--- start Listed entries ---

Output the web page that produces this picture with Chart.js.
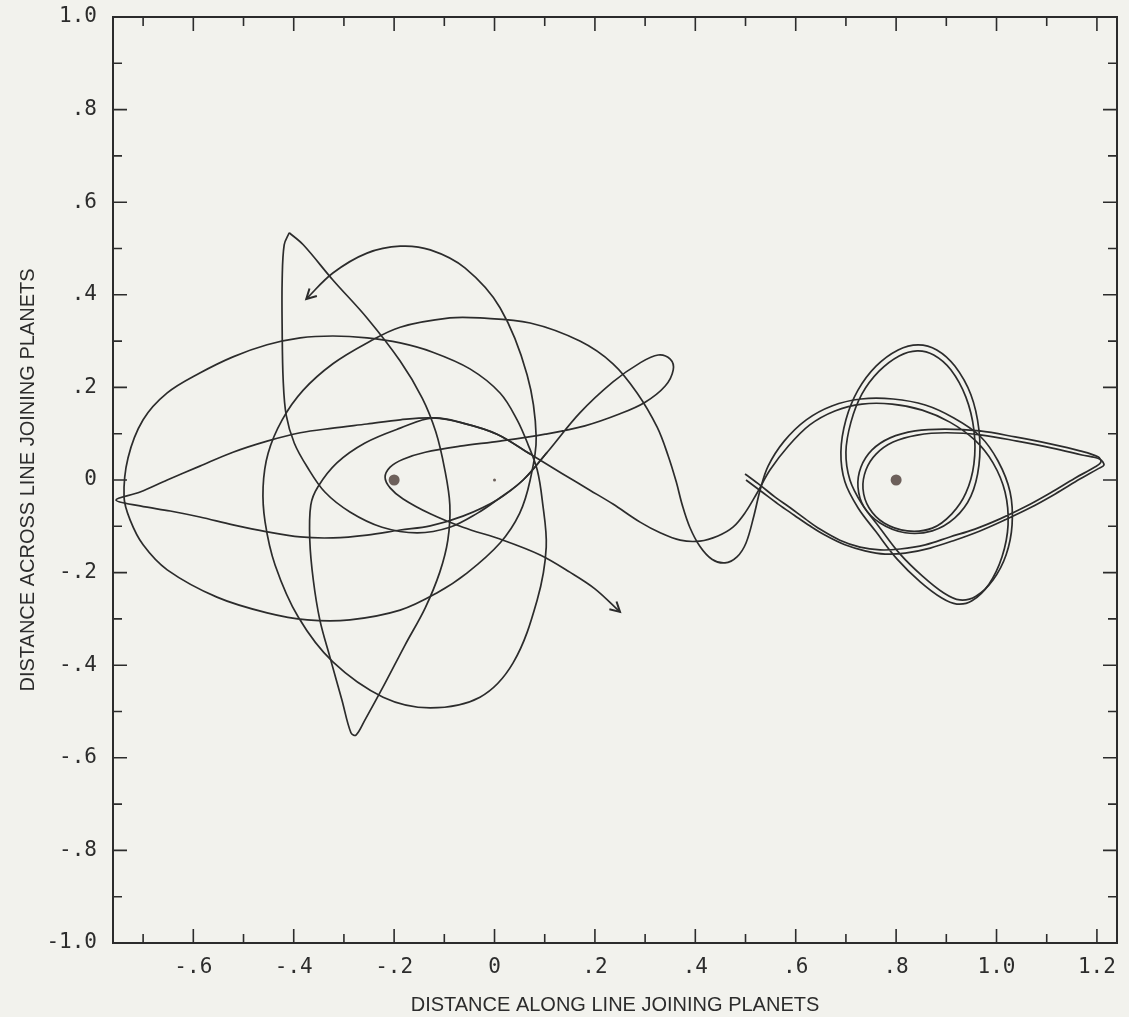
<!DOCTYPE html>
<html>
<head>
<meta charset="utf-8">
<script src="https://cdn.jsdelivr.net/npm/chart.js@4.4.1/dist/chart.umd.min.js"></script>
<style>
  html, body { margin: 0; padding: 0; background: #f2f2ed; }
  #orbitChart { display: block; }
</style>
</head>
<body>
<canvas id="orbitChart" width="1129" height="1017"></canvas>
<script>
// DATA -------------------------------------------------------------

// planets (and the barycentre) on the line joining them
const bodyX = [-0.2, 0.0, 0.8];
const bodyY = [0.0, 0.0, 0.0];
const bodyRadius = [5.5, 1.5, 5.5];

// first trajectory: loops the right planet, runs left, ends at the arrow below the centre
const orbit1X = [
  0.499, 0.529, 0.559, 0.589, 0.619, 0.648, 0.688, 0.728, 0.768, 0.808, 0.858, 0.907, 0.957, 1.007,
  1.057, 1.107, 1.156, 1.196, 1.208, 1.202, 1.166, 1.107, 1.037, 0.967, 0.897, 0.838, 0.788, 0.752,
  0.730, 0.724, 0.736, 0.768, 0.818, 0.872, 0.917, 0.949, 0.965, 0.965, 0.949, 0.917, 0.881, 0.844,
  0.804, 0.760, 0.724, 0.700, 0.690, 0.698, 0.724, 0.760, 0.802, 0.848, 0.891, 0.921, 0.951, 0.985,
  1.011, 1.023, 1.017, 0.993, 0.957, 0.907, 0.852, 0.792, 0.732, 0.678, 0.628, 0.585, 0.549, 0.523,
  0.499, 0.475, 0.445, 0.409, 0.370, 0.330, 0.290, 0.236, 0.190, 0.136, 0.071, 0.005, -0.063, -0.123,
  -0.188, -0.254, -0.322, -0.387, -0.453, -0.521, -0.587, -0.652, -0.706, -0.754, -0.706, -0.646,
  -0.587, -0.521, -0.453, -0.387, -0.322, -0.254, -0.188, -0.128, -0.063, 0.005, 0.057, 0.105, 0.170,
  0.236, 0.290, 0.326, 0.350, 0.356, 0.340, 0.300, 0.250, 0.180, 0.101, 0.011, -0.069, -0.138, -0.182,
  -0.208, -0.218, -0.208, -0.182, -0.128, -0.063, 0.017, 0.091, 0.150, 0.200, 0.250
];
const orbit1Y = [
  0.013, -0.011, -0.037, -0.060, -0.084, -0.106, -0.130, -0.145, -0.151, -0.149, -0.140, -0.123, -0.106,
  -0.084, -0.058, -0.028, 0.004, 0.028, 0.039, 0.050, 0.063, 0.078, 0.093, 0.106, 0.110, 0.106, 0.091,
  0.065, 0.028, -0.015, -0.058, -0.093, -0.114, -0.110, -0.082, -0.035, 0.032, 0.108, 0.184, 0.246,
  0.281, 0.292, 0.281, 0.246, 0.194, 0.130, 0.060, -0.004, -0.060, -0.112, -0.171, -0.220, -0.255,
  -0.268, -0.261, -0.225, -0.166, -0.097, -0.026, 0.037, 0.086, 0.125, 0.151, 0.164, 0.164, 0.149,
  0.119, 0.073, 0.022, -0.028, -0.071, -0.102, -0.121, -0.132, -0.130, -0.114, -0.091, -0.052, -0.022,
  0.013, 0.056, 0.099, 0.123, 0.134, 0.130, 0.121, 0.112, 0.102, 0.084, 0.060, 0.030, 0.000, -0.026,
  -0.043, -0.056, -0.067, -0.080, -0.097, -0.112, -0.123, -0.125, -0.119, -0.108, -0.099, -0.078,
  -0.043, 0.000, 0.060, 0.145, 0.212, 0.253, 0.270, 0.261, 0.238, 0.203, 0.168, 0.143, 0.117, 0.099,
  0.084, 0.073, 0.060, 0.045, 0.028, 0.006, -0.017, -0.041, -0.073, -0.102, -0.130, -0.162, -0.199,
  -0.235, -0.285
];

// second trajectory: same start, leaves by the deeper dip, swings round the left planet
// twice (the wide loop reaches the left edge) and ends at the upper-left arrow
const orbit2X = [
  0.501, 0.533, 0.565, 0.597, 0.628, 0.658, 0.698, 0.738, 0.778, 0.818, 0.868, 0.917, 0.967, 1.017,
  1.067, 1.117, 1.166, 1.202, 1.214, 1.206, 1.170, 1.111, 1.041, 0.971, 0.901, 0.842, 0.794, 0.760,
  0.740, 0.734, 0.746, 0.776, 0.822, 0.872, 0.911, 0.939, 0.955, 0.955, 0.939, 0.909, 0.875, 0.842,
  0.806, 0.766, 0.732, 0.710, 0.700, 0.708, 0.732, 0.768, 0.808, 0.852, 0.895, 0.927, 0.959, 0.993,
  1.019, 1.031, 1.027, 1.003, 0.967, 0.915, 0.858, 0.794, 0.730, 0.672, 0.621, 0.577, 0.545, 0.529,
  0.517, 0.501, 0.483, 0.459, 0.433, 0.409, 0.389, 0.374, 0.362, 0.346, 0.324, 0.284, 0.236, 0.170,
  0.071, -0.029, -0.089, -0.188, -0.254, -0.322, -0.381, -0.423, -0.451, -0.461, -0.457, -0.437,
  -0.391, -0.322, -0.222, -0.128, -0.029, 0.037, 0.085, 0.103, 0.095, 0.085, 0.067, 0.045, 0.011,
  -0.049, -0.123, -0.188, -0.254, -0.322, -0.387, -0.453, -0.521, -0.587, -0.652, -0.700, -0.730,
  -0.738, -0.726, -0.700, -0.652, -0.553, -0.453, -0.373, -0.288, -0.188, -0.115, -0.055, 0.011,
  0.050, 0.071, 0.083, 0.065, 0.011, -0.059, -0.128, -0.188, -0.254, -0.322, -0.375
];
const orbit2Y = [
  0.000, -0.026, -0.052, -0.076, -0.099, -0.119, -0.140, -0.153, -0.160, -0.158, -0.147, -0.130, -0.110,
  -0.086, -0.060, -0.030, 0.002, 0.024, 0.032, 0.045, 0.054, 0.069, 0.084, 0.097, 0.102, 0.097, 0.082,
  0.056, 0.022, -0.019, -0.060, -0.093, -0.110, -0.104, -0.073, -0.028, 0.035, 0.108, 0.179, 0.238,
  0.270, 0.279, 0.268, 0.235, 0.186, 0.125, 0.060, 0.000, -0.052, -0.104, -0.160, -0.207, -0.244,
  -0.259, -0.251, -0.216, -0.162, -0.097, -0.026, 0.041, 0.095, 0.134, 0.162, 0.175, 0.175, 0.160,
  0.130, 0.084, 0.030, -0.022, -0.076, -0.136, -0.166, -0.179, -0.171, -0.143, -0.102, -0.054, -0.004,
  0.052, 0.114, 0.188, 0.251, 0.300, 0.339, 0.350, 0.350, 0.330, 0.296, 0.251, 0.194, 0.130, 0.058,
  -0.015, -0.091, -0.184, -0.296, -0.393, -0.469, -0.492, -0.469, -0.395, -0.259, -0.145, -0.043,
  0.022, 0.076, 0.130, 0.188, 0.240, 0.276, 0.296, 0.307, 0.311, 0.307, 0.292, 0.266, 0.231, 0.188,
  0.130, 0.048, -0.037, -0.086, -0.140, -0.194, -0.253, -0.287, -0.302, -0.302, -0.281, -0.244, -0.201,
  -0.136, -0.072, 0.000, 0.093, 0.227, 0.372, 0.458, 0.497, 0.505, 0.490, 0.447, 0.391
];

// pointed loop from the upper cusp down to the lower cusp, back over the planet into the first orbit
const loopCuspX = [
  -0.409, -0.381, -0.322, -0.254, -0.188, -0.144, -0.117, -0.099, -0.089, -0.093, -0.109, -0.138,
  -0.178, -0.222, -0.258, -0.276, -0.286, -0.304, -0.328, -0.348, -0.361, -0.368, -0.366, -0.352,
  -0.314, -0.258, -0.188, -0.123, -0.063, 0.005, 0.071
];
const loopCuspY = [
  0.534, 0.508, 0.432, 0.350, 0.257, 0.177, 0.104, 0.022, -0.054, -0.130, -0.199, -0.276, -0.356,
  -0.447, -0.518, -0.551, -0.546, -0.475, -0.382, -0.302, -0.216, -0.130, -0.054, -0.015, 0.037, 0.080,
  0.112, 0.134, 0.123, 0.099, 0.056
];

// left side of the upper cusp, bending under the planet and up towards the small loop
const cuspSideX = [
  -0.409, -0.419, -0.423, -0.423, -0.421, -0.415, -0.399, -0.373, -0.338, -0.288, -0.224, -0.154,
  -0.089, -0.033, 0.005, 0.057, 0.105
];
const cuspSideY = [
  0.534, 0.508, 0.432, 0.324, 0.216, 0.140, 0.080, 0.028, -0.026, -0.069, -0.102, -0.114, -0.102, -0.071,
  -0.043, 0.000, 0.060
];

// axis ticks
const xTickValues = [-0.6, -0.4, -0.2, 0, 0.2, 0.4, 0.6, 0.8, 1.0, 1.2];
const yTickValues = [-1.0, -0.8, -0.6, -0.4, -0.2, 0, 0.2, 0.4, 0.6, 0.8, 1.0];
const xMinorTicks = [-0.7, -0.6, -0.5, -0.4, -0.3, -0.2, -0.1, 0, 0.1, 0.2, 0.3, 0.4, 0.5, 0.6, 0.7, 0.8, 0.9, 1.0, 1.1, 1.2];
const yMinorTicks = [-0.9, -0.8, -0.7, -0.6, -0.5, -0.4, -0.3, -0.2, -0.1, 0, 0.1, 0.2, 0.3, 0.4, 0.5, 0.6, 0.7, 0.8, 0.9];

// CHART -------------------------------------------------------------

const INK = "#2c2c2c";
const PAPER = "#f2f2ed";

/**
 * Zips two value lists into {x, y} points for a scatter dataset.
 */
function toPoints(xs, ys) {
  return xs.map((x, i) => ({ x: x, y: ys[i] }));
}

/**
 * Formats a tick the way the old plotter did: no leading zero, "0" for zero.
 */
function plotterLabel(value) {
  if (Math.abs(value) < 1e-9) {
    return "0";
  }
  return value.toFixed(1).replace(/^(-?)0\./, "$1.");
}

function orbitDataset(xs, ys, arrow) {
  return {
    type: "line",
    data: toPoints(xs, ys),
    borderColor: INK,
    borderWidth: 1.7,
    pointRadius: 0,
    tension: 0.35,
    fill: false,
    arrow: arrow,
  };
}

// paper background
const paperPlugin = {
  id: "paper",
  beforeDraw(chart) {
    const ctx = chart.ctx;
    ctx.save();
    ctx.fillStyle = PAPER;
    ctx.fillRect(0, 0, chart.width, chart.height);
    ctx.restore();
  },
};

// frame with inward ticks on all four sides, plus arrow heads on the orbit ends
const framePlugin = {
  id: "frame",
  afterDatasetsDraw(chart) {
    const ctx = chart.ctx;
    const area = chart.chartArea;
    const xs = chart.scales.x;
    const ys = chart.scales.y;
    ctx.save();
    ctx.strokeStyle = INK;
    ctx.lineWidth = 2;
    ctx.strokeRect(area.left, area.top, area.right - area.left, area.bottom - area.top);

    ctx.lineWidth = 1.6;
    ctx.beginPath();
    xMinorTicks.forEach((v) => {
      const len = Math.round(v * 10) % 2 === 0 ? 14 : 9;
      const px = xs.getPixelForValue(v);
      ctx.moveTo(px, area.bottom);
      ctx.lineTo(px, area.bottom - len);
      ctx.moveTo(px, area.top);
      ctx.lineTo(px, area.top + len);
    });
    yMinorTicks.forEach((v) => {
      const len = Math.round(v * 10) % 2 === 0 ? 14 : 9;
      const py = ys.getPixelForValue(v);
      ctx.moveTo(area.left, py);
      ctx.lineTo(area.left + len, py);
      ctx.moveTo(area.right, py);
      ctx.lineTo(area.right - len, py);
    });
    ctx.stroke();

    // arrow heads at the end of the flagged trajectories
    chart.data.datasets.forEach((ds, i) => {
      if (!ds.arrow) return;
      const pts = chart.getDatasetMeta(i).data;
      const a = pts[pts.length - 2];
      const b = pts[pts.length - 1];
      const ang = Math.atan2(b.y - a.y, b.x - a.x);
      const len = 11;
      ctx.beginPath();
      ctx.lineWidth = 2;
      ctx.moveTo(b.x - len * Math.cos(ang - 0.5), b.y - len * Math.sin(ang - 0.5));
      ctx.lineTo(b.x, b.y);
      ctx.lineTo(b.x - len * Math.cos(ang + 0.5), b.y - len * Math.sin(ang + 0.5));
      ctx.stroke();
    });
    ctx.restore();
  },
};

const tickFont = { family: "'DejaVu Sans Mono', monospace", size: 21 };
const titleFont = { family: "'Liberation Sans', Arial, sans-serif", size: 20 };

new Chart(document.getElementById("orbitChart"), {
  type: "scatter",
  data: {
    datasets: [
      orbitDataset(orbit1X, orbit1Y, true),
      orbitDataset(orbit2X, orbit2Y, true),
      orbitDataset(loopCuspX, loopCuspY, false),
      orbitDataset(cuspSideX, cuspSideY, false),
      {
        type: "scatter",
        data: toPoints(bodyX, bodyY),
        pointRadius: bodyRadius,
        pointBackgroundColor: "#6d605b",
        pointBorderWidth: 0,
      },
    ],
  },
  options: {
    responsive: false,
    animation: false,
    layout: { padding: { top: 17, right: 12, left: 0, bottom: 0 } },
    plugins: {
      legend: { display: false },
      tooltip: { enabled: false },
    },
    scales: {
      x: {
        type: "linear",
        min: -0.76,
        max: 1.24,
        grid: { display: false, drawTicks: false },
        border: { display: false },
        afterBuildTicks: (scale) => {
          scale.ticks = xTickValues.map((v) => ({ value: v }));
        },
        afterFit: (scale) => {
          scale.height = 74;
          scale.paddingLeft = 0;
          scale.paddingRight = 0;
        },
        ticks: {
          font: tickFont,
          color: INK,
          padding: 12,
          maxRotation: 0,
          autoSkip: false,
          callback: (v) => plotterLabel(v),
        },
        title: {
          display: true,
          text: "DISTANCE ALONG LINE JOINING PLANETS",
          font: titleFont,
          color: INK,
          padding: { top: 0, bottom: 0 },
        },
      },
      y: {
        type: "linear",
        min: -1,
        max: 1,
        grid: { display: false, drawTicks: false },
        border: { display: false },
        afterBuildTicks: (scale) => {
          scale.ticks = yTickValues.map((v) => ({ value: v }));
        },
        afterFit: (scale) => {
          scale.width = 113;
          scale.paddingTop = 0;
          scale.paddingBottom = 0;
        },
        ticks: {
          font: tickFont,
          color: INK,
          padding: 16,
          autoSkip: false,
          callback: (v) => plotterLabel(v),
        },
        title: {
          display: true,
          text: "DISTANCE ACROSS LINE JOINING PLANETS",
          font: titleFont,
          color: INK,
          padding: { top: 16, bottom: 0 },
        },
      },
    },
  },
  plugins: [paperPlugin, framePlugin],
});
</script>
</body>
</html>
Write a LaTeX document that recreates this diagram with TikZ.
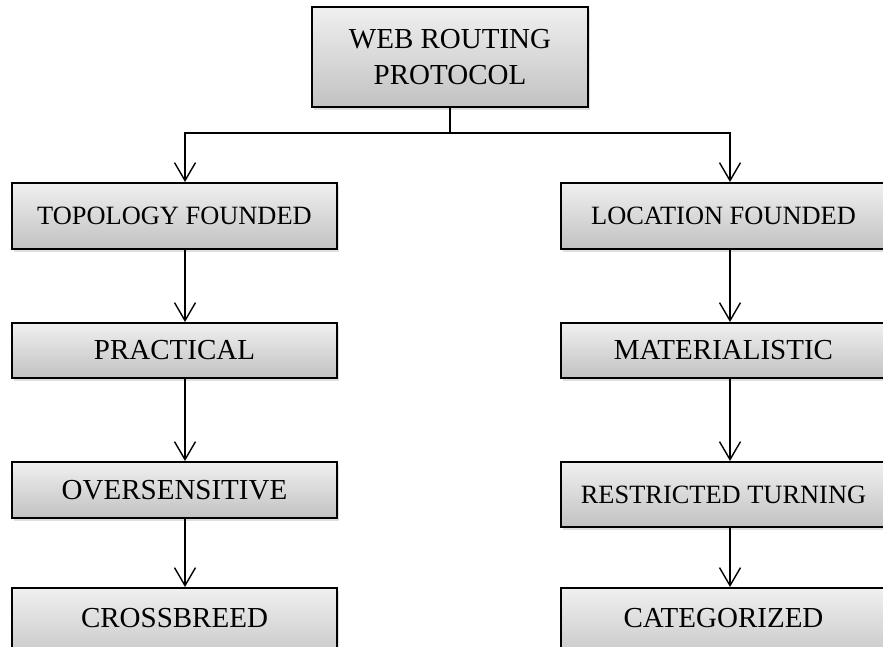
\documentclass[tikz,border=0pt]{standalone}
\usepackage{fontspec}
\setmainfont{Liberation Serif}
\usetikzlibrary{arrows.meta,shadows}

\begin{document}
\begin{tikzpicture}[x=0.5pt,y=-0.5pt,
stage/.style={draw, line width=1pt, top color=black!6, bottom color=black!24, align=center, inner sep=0pt, minimum width=162.5pt, font=\fontsize{14.5}{18}\selectfont, drop shadow={shadow xshift=0.8pt, shadow yshift=-1.6pt, opacity=0.25}},
tight/.style={font=\fontsize{13.2}{16}\selectfont},
lastrow/.style={minimum height=40pt, text depth=10pt},
arr/.style={line width=0.7pt, -{Straight Barb[length=9pt,width=10.5pt,line width=0.7pt]}}]
\clip (0,0) rectangle (883,647);
\node[stage, minimum width=138pt, minimum height=50pt] (root) at (450,57) {WEB ROUTING\\PROTOCOL};
% left branch
\node[stage, tight, minimum height=33pt] (topo) at (174.5,216) {TOPOLOGY FOUNDED};
\node[stage, minimum height=27.5pt] (prac) at (174.5,350.5) {PRACTICAL};
\node[stage, minimum height=28pt] (over) at (174.5,490) {OVERSENSITIVE};
\node[stage, lastrow] (cross) at (174.5,628) {CROSSBREED};
% right branch
\node[stage, tight, minimum height=33pt] (loc) at (723.5,216) {LOCATION FOUNDED};
\node[stage, minimum height=27.5pt] (mat) at (723.5,350.5) {MATERIALISTIC};
\node[stage, tight, minimum height=32.5pt] (restr) at (723.5,494.5) {RESTRICTED TURNING};
\node[stage, lastrow] (cat) at (723.5,628) {CATEGORIZED};
\coordinate (fork) at (450,133);
\coordinate (colL) at (185,0);
\coordinate (colR) at (730,0);
\draw[line width=0.7pt] (root.south) -- (fork);
\draw[arr] (fork) -| (topo.north -| colL);
\draw[arr] (fork) -| (loc.north -| colR);
\draw[arr] (topo.south -| colL) -- (prac.north -| colL);
\draw[arr] (prac.south -| colL) -- (over.north -| colL);
\draw[arr] (over.south -| colL) -- (cross.north -| colL);
\draw[arr] (loc.south -| colR) -- (mat.north -| colR);
\draw[arr] (mat.south -| colR) -- (restr.north -| colR);
\draw[arr] (restr.south -| colR) -- (cat.north -| colR);
\end{tikzpicture}
\end{document}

--- end Listed entries ---

[Exercise task]: Which lines contain "that"? Show each of them.

[Completed exercise]:
Output the web page that produces this picture with Chart.js.
Write a LaTeX document that recreates this diagram with TikZ.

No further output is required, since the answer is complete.